Upon entering the sanctuary of the church, one immediately notices the four large stained glass windows which add beauty to the worship area. The windows were crafted near the turn of the 20th century by the Povey Brothers of Portland, Oregon. There is no record of their original cost, but an estimate of $700 has been made. The Congregational Church of Dayton has records of spending $300 for their stained glass windows which were also produced by the Povey Brothers in about the same time period. The windows in the First Christian Church are larger resulting in the $700 estimate. In 1984, they were appraised at a replacement cost of nearly $75,000. In January of 1985, the windows were re-cemented, cleaned, repaired and protected by a special outdoor covering at a cost of $4,280. The covering has kept the windows free from vandalism and has proven to be a good insulator to save on winter heating costs.

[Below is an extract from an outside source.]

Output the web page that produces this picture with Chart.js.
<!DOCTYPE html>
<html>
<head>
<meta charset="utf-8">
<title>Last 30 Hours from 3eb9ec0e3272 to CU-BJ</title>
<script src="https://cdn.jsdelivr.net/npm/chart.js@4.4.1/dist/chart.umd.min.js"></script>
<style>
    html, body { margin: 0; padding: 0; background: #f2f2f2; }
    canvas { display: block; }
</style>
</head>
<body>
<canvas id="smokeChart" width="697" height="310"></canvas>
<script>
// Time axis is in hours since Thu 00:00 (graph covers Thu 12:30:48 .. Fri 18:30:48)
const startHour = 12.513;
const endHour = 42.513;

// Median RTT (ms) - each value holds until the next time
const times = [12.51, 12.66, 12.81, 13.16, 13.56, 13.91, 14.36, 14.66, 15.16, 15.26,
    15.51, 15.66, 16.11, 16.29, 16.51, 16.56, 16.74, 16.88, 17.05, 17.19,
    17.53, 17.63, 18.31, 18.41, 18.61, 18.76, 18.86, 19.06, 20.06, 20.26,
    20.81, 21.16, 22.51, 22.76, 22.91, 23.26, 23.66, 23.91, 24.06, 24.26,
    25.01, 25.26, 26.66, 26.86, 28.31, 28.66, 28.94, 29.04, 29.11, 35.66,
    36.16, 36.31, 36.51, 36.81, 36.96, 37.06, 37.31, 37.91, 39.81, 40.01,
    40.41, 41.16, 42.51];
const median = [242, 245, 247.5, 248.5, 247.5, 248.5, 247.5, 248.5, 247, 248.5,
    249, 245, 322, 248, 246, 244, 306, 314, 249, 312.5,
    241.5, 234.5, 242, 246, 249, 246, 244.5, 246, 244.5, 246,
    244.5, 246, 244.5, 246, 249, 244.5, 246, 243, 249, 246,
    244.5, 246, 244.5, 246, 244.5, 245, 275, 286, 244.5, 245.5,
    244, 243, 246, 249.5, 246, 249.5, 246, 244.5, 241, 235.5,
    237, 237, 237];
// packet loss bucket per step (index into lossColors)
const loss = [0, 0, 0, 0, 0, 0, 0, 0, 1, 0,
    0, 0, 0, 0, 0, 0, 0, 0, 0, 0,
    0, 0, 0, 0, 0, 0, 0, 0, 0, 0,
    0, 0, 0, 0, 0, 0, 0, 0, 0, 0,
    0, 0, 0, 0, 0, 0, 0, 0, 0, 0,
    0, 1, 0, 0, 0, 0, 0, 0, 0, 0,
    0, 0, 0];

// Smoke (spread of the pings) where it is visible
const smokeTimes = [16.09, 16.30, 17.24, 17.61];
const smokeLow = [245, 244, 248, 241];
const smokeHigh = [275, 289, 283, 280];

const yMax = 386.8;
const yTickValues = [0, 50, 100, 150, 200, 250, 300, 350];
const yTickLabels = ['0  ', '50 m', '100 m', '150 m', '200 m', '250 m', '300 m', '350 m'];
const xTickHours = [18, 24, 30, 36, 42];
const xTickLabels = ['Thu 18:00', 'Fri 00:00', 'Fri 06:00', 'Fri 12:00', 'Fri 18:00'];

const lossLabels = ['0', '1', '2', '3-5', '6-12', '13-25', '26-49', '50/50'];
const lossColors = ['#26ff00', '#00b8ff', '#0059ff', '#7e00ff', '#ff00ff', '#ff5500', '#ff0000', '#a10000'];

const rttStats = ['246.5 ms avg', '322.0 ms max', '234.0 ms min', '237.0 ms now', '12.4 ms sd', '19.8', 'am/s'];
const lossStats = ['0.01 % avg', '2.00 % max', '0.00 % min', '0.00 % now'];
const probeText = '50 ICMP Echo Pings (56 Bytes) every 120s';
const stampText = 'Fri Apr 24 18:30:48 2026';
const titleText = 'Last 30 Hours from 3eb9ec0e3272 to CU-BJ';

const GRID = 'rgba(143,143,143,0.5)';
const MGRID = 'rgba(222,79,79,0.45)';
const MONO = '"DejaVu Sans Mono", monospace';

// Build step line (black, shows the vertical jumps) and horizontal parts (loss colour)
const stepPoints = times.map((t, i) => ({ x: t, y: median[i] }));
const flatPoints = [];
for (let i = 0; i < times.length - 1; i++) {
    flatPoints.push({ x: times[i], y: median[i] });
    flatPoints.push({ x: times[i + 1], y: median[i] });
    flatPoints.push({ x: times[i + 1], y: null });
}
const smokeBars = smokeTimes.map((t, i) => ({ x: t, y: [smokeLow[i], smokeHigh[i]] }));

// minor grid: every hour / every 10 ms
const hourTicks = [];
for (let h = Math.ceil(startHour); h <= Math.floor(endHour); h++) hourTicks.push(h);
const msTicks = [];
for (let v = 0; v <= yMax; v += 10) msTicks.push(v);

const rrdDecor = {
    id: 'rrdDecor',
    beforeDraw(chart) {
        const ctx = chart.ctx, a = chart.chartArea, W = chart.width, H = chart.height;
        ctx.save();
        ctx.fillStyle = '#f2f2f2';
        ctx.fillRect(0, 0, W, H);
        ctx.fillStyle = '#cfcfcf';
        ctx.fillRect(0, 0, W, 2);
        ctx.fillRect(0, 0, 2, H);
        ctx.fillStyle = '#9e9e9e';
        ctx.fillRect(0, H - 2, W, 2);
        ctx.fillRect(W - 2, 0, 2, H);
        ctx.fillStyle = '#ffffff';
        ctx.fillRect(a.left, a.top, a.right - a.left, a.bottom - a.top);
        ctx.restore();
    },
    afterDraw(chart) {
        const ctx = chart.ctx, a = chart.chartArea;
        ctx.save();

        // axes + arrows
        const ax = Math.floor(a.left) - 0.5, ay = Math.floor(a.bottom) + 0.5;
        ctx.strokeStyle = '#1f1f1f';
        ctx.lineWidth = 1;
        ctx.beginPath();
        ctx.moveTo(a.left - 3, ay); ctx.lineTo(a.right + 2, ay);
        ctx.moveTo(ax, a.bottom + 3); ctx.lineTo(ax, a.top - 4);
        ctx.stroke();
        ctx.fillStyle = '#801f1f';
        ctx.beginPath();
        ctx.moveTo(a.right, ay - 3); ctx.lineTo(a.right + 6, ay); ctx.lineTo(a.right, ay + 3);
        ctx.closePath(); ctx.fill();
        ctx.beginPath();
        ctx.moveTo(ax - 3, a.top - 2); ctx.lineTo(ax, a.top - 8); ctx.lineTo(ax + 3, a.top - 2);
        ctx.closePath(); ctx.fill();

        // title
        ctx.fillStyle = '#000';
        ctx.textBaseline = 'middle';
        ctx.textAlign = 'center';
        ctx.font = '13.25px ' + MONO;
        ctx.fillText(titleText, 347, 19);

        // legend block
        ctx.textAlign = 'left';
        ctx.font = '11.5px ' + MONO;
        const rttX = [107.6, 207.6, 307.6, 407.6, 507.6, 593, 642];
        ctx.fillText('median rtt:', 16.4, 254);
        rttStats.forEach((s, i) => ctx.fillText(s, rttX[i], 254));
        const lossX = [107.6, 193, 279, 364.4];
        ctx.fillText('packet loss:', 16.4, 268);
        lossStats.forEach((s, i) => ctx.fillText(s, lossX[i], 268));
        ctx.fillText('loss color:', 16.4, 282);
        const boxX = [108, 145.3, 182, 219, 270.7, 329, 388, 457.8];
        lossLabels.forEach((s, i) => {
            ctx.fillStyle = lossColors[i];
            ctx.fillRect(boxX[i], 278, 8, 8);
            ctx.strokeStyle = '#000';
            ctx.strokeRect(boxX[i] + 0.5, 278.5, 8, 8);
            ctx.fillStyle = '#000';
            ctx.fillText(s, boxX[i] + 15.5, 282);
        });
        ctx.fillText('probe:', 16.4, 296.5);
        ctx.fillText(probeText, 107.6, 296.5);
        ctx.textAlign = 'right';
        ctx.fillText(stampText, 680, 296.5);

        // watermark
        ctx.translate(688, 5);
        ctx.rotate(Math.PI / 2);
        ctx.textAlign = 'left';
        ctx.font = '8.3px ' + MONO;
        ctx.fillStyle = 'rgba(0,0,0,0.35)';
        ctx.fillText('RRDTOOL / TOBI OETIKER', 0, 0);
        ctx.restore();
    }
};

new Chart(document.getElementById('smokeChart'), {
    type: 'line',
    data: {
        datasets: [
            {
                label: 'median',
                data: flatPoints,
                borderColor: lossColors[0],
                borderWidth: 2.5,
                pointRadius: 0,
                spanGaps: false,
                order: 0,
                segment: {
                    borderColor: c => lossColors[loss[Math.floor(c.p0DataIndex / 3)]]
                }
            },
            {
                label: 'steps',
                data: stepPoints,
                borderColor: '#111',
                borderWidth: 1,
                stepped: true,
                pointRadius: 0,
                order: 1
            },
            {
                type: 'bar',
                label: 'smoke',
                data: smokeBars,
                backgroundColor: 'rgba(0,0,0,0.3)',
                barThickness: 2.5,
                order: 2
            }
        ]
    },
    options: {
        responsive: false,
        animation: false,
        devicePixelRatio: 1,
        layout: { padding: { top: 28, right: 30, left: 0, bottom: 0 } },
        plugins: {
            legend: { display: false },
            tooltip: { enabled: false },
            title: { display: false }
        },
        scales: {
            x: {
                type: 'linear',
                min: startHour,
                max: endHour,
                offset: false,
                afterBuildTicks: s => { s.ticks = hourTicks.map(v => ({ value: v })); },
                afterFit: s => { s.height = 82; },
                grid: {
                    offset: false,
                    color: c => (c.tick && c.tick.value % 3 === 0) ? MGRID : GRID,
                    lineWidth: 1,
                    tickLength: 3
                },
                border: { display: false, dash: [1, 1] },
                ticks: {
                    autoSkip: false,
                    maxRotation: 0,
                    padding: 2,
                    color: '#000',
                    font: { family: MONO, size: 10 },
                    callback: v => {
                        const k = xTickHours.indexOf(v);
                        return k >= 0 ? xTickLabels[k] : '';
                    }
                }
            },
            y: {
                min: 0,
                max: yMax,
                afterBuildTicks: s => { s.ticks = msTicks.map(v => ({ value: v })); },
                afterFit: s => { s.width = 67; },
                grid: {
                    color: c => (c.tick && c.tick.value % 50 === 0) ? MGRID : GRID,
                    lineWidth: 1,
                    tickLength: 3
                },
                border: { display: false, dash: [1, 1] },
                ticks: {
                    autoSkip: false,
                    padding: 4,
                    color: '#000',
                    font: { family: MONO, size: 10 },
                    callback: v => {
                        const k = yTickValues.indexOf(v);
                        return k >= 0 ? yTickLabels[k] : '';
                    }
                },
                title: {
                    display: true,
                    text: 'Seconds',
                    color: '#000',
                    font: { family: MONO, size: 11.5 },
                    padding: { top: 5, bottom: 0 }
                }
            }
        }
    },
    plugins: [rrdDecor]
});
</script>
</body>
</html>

The following interpretations of the windows are given to help understand the "sermons in glass" that are told through the stained glass.

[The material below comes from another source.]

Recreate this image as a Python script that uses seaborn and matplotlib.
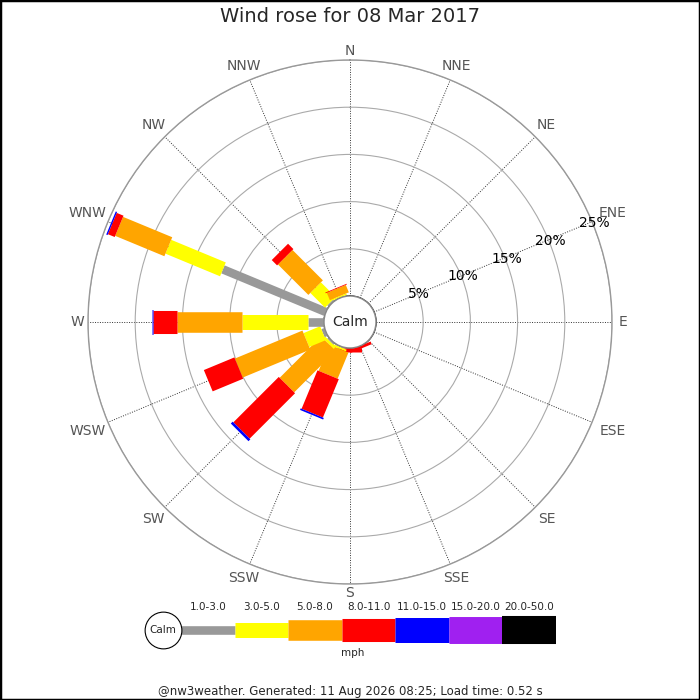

On the South wall of the sanctuary, is a window which was purchased by the "Y.P.S. of C.E." This was the Young People's Society of Christian Endeavor. The top of the window carries the phrase "The righteous shall flourish like a palm." The picture in the window depicts the scripture. The river represents the Jordan and symbolizes life; the palm symbolizes the righteous man.
Notice two special things about the picture: There is a dove in the lower right hand corner which symbolizes the Holy Spirit and there is a barrel cactus in the lower left hand corner which will not be found in a true Holy Land scene!

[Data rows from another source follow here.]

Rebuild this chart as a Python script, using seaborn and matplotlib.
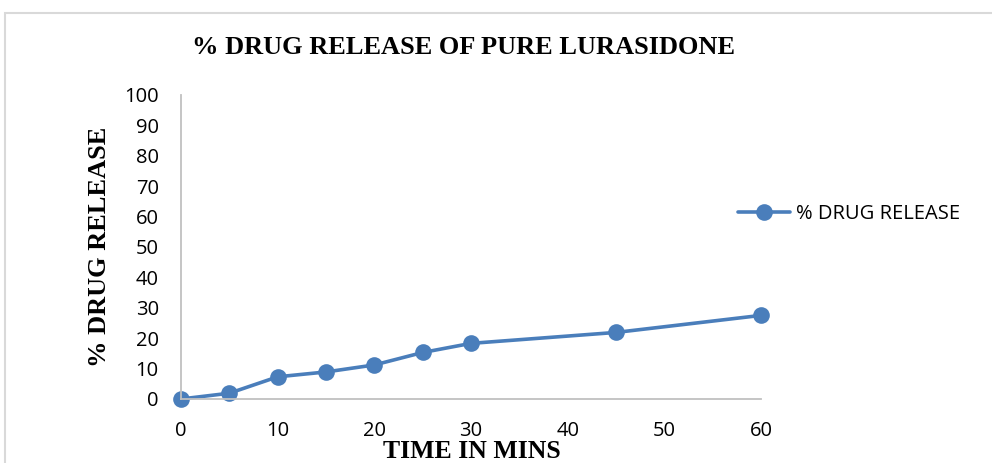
import matplotlib
matplotlib.use("Agg")
import matplotlib.pyplot as plt
from matplotlib.patches import Rectangle
import seaborn as sns
import pandas as pd

# Dissolution profile of pure lurasidone
time_min = [0, 5, 10, 15, 20, 25, 30, 45, 60]
drug_release = [0, 1.9, 7.3, 8.9, 11.2, 15.3, 18.3, 21.9, 27.5]
series_name = "% DRUG RELEASE"
x_ticks = [0, 10, 20, 30, 40, 50, 60]
y_ticks = [0, 10, 20, 30, 40, 50, 60, 70, 80, 90, 100]

sns.set_theme(style="white")
plt.rcParams["font.family"] = ["Open Sans", "DejaVu Sans"]

df = pd.DataFrame({"time": time_min, "release": drug_release, "series": series_name})

W, H = 992, 463
fig = plt.figure(figsize=(W / 100, H / 100), dpi=100)
ax = fig.add_axes([181 / W, 1 - 399 / H, (761 - 181) / W, (399 - 95) / H])

line_color = "#4a7ebb"
sns.lineplot(data=df, x="time", y="release", hue="series", palette=[line_color],
             marker="o", markersize=12, linewidth=2.6, markeredgewidth=0,
             ax=ax, legend=True)

ax.set_xlim(0, 60)
ax.set_ylim(0, 100)
ax.set_xticks(x_ticks)
ax.set_yticks(y_ticks)
ax.tick_params(axis="both", length=0, labelsize=14.5, colors="black")
ax.tick_params(axis="x", pad=16)
ax.tick_params(axis="y", pad=16)
for lab in ax.get_xticklabels() + ax.get_yticklabels():
    lab.set_color("#000000")
for s in ["top", "right"]:
    ax.spines[s].set_visible(False)
for s in ["left", "bottom"]:
    ax.spines[s].set_color("#c0c0c0")
    ax.spines[s].set_linewidth(1.3)
ax.grid(False)
for artist in ax.lines:
    artist.set_clip_on(False)

ax.set_xlabel("")
ax.set_ylabel("")

serif_bold = dict(family=["Liberation Serif", "DejaVu Serif"], weight="bold", color="black")
fig.text(464 / W, 1 - 47 / H, "% DRUG RELEASE OF PURE LURASIDONE",
         ha="center", va="center", fontsize=19, **serif_bold)
fig.text(100 / W, 1 - 247 / H, "% DRUG RELEASE", rotation=90,
         ha="center", va="center", fontsize=19, **serif_bold)
fig.text(472 / W, 1 - 457.5 / H, "TIME IN MINS",
         ha="center", va="baseline", fontsize=18.5, **serif_bold)

leg = ax.legend(loc="center left", bbox_to_anchor=(730 / W, 1 - 214 / H),
                bbox_transform=fig.transFigure, frameon=False, fontsize=14.5,
                handlelength=2.6, handletextpad=0.3, borderaxespad=0)
for t in leg.get_texts():
    t.set_color("black")

# Outer chart frame
fig.patches.append(Rectangle((5 / W, -0.1), 1.2, 1 - 13 / H + 0.1,
                             transform=fig.transFigure, fill=False,
                             edgecolor="#d9d9d9", linewidth=1.5))

fig.savefig("out.png", dpi=100, facecolor="white")
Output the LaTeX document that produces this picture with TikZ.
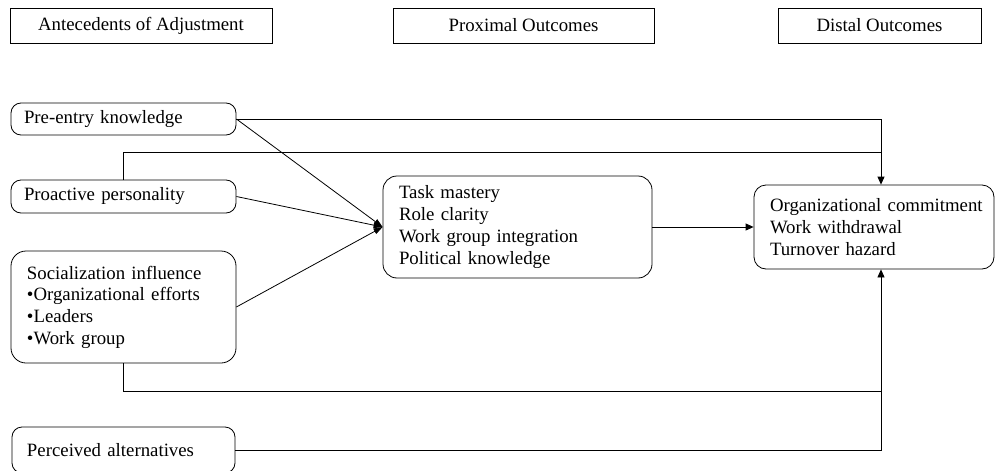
\documentclass[tikz,border=0pt]{standalone}
\usepackage{fontspec}
\setmainfont{Liberation Serif}
\usetikzlibrary{arrows.meta}
\hyphenpenalty=10000
\begin{document}
\begin{tikzpicture}[x=1pt,y=-1pt,
  every node/.style={font=\fontsize{18.8}{21.7}\selectfont},
  hdr/.style={draw, line width=0.8pt, minimum height=35pt, inner sep=0pt},
  rbox/.style={draw, line width=0.8pt, rounded corners=10pt, align=left, inner ysep=0pt},
  conn/.style={line width=0.8pt},
  arr/.style={conn, -{Triangle[length=8pt,width=7pt]}},
  conv/.style={conn, -{Triangle[length=9pt,width=6pt]}}
]
\clip (0,0) rectangle (997,471);
% headers
\node[hdr, minimum width=262pt] (h1) at (141,25.5) {Antecedents of Adjustment};
\node[hdr, minimum width=261pt] (h2) at (523.5,25.5) {Proximal Outcomes};
\node[hdr, minimum width=203pt] (h3) at (879.5,25.5) {Distal Outcomes};
% antecedents
\node[rbox, inner xsep=13pt, text width=199pt, minimum height=32pt] (pre) at (123.5,119) {Pre-entry knowledge};
\node[rbox, inner xsep=13pt, text width=199pt, minimum height=33pt] (pro) at (123.5,196.5) {Proactive personality};
\node[rbox, rounded corners=15pt, inner xsep=16pt, text width=193pt, minimum height=112pt] (soc) at (123.5,307)
  {Socialization influence\\ •Organizational efforts\\ •Leaders\\ •Work group};
\node[rbox, inner xsep=15pt, text width=193pt, minimum height=46pt] (per) at (123.5,450) {Perceived alternatives};
% proximal
\node[rbox, rounded corners=14pt, inner xsep=16pt, text width=237pt, minimum height=102pt] (task) at (517.5,227)
  {Task mastery\\ Role clarity\\ Work group integration\\ Political knowledge};
% distal
\node[rbox, rounded corners=12pt, inner xsep=16pt, text width=208pt, minimum height=84pt] (dist) at (874,227)
  {\mbox{Organizational commitment}\\ Work withdrawal\\ Turnover hazard};
\coordinate (colx) at (881,0);
\coordinate (proline) at (0,152);
\coordinate (socline) at (0,391);
% connectors
\draw[arr] (pre.east) -| (colx |- dist.north);
\draw[conn] (pro.north) |- (colx |- proline);
\draw[conn] (soc.south) |- (colx |- socline);
\draw[arr] (per.east) -| (colx |- dist.south);
\draw[conv] (pre.east) -- (task.west);
\draw[conv] (pro.east) -- (task.west);
\draw[conv] (soc.east) -- (task.west);
\draw[arr] (task.east) -- (dist.west);
\end{tikzpicture}
\end{document}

The window in the Northeast wall is the "Cross and Banner" window and was donated by the ladies of the church. The bejeweled cross in the center of the window is surrounded by a banner of victory. A crown of victory also surrounds the cross. The banner reads "Blessed are the pure in heart for they shall see God." The two small windows on either side represent the Greek letters "Alpha" and "Omega" which are used to represent the eternality of Christ. The upper window is centered upon the dove which represents the Holy Spirit. The dove is inside the star of David which represents the nations of the Jews, or the people of God.
Interestingly, the cross and banner window once was installed where the Good Shepherd window now rests. This was before the additional space was added to the sanctuary in the early 1900's. When the new wall was put in place, the Cross and Banner window was moved and the Good Shepherd window was put in its place. The reason for this change is no longer known.
The fourth window is the plainest of the windows. There is no mention of who donated the window, but if the women, the youth, and the Sunday School department donated windows, then that leaves the men's group. The window is a simple pattern that centers around two emblems which could be depicting sheaves of grain. That would depict the harvest theme once more. The upper window has a lamp and a Bible which are based upon the words "A light unto my path." It reminds us that the Word of God is the light that we need to travel the road of faith in the midst of a darkened world.
Additional restoration work is planned for the fall of 2017. The windows will be re-cemented, cleaned, repaired and protected by a new outdoor covering at a cost of $20,000 provided by a grant from the Warren Trust.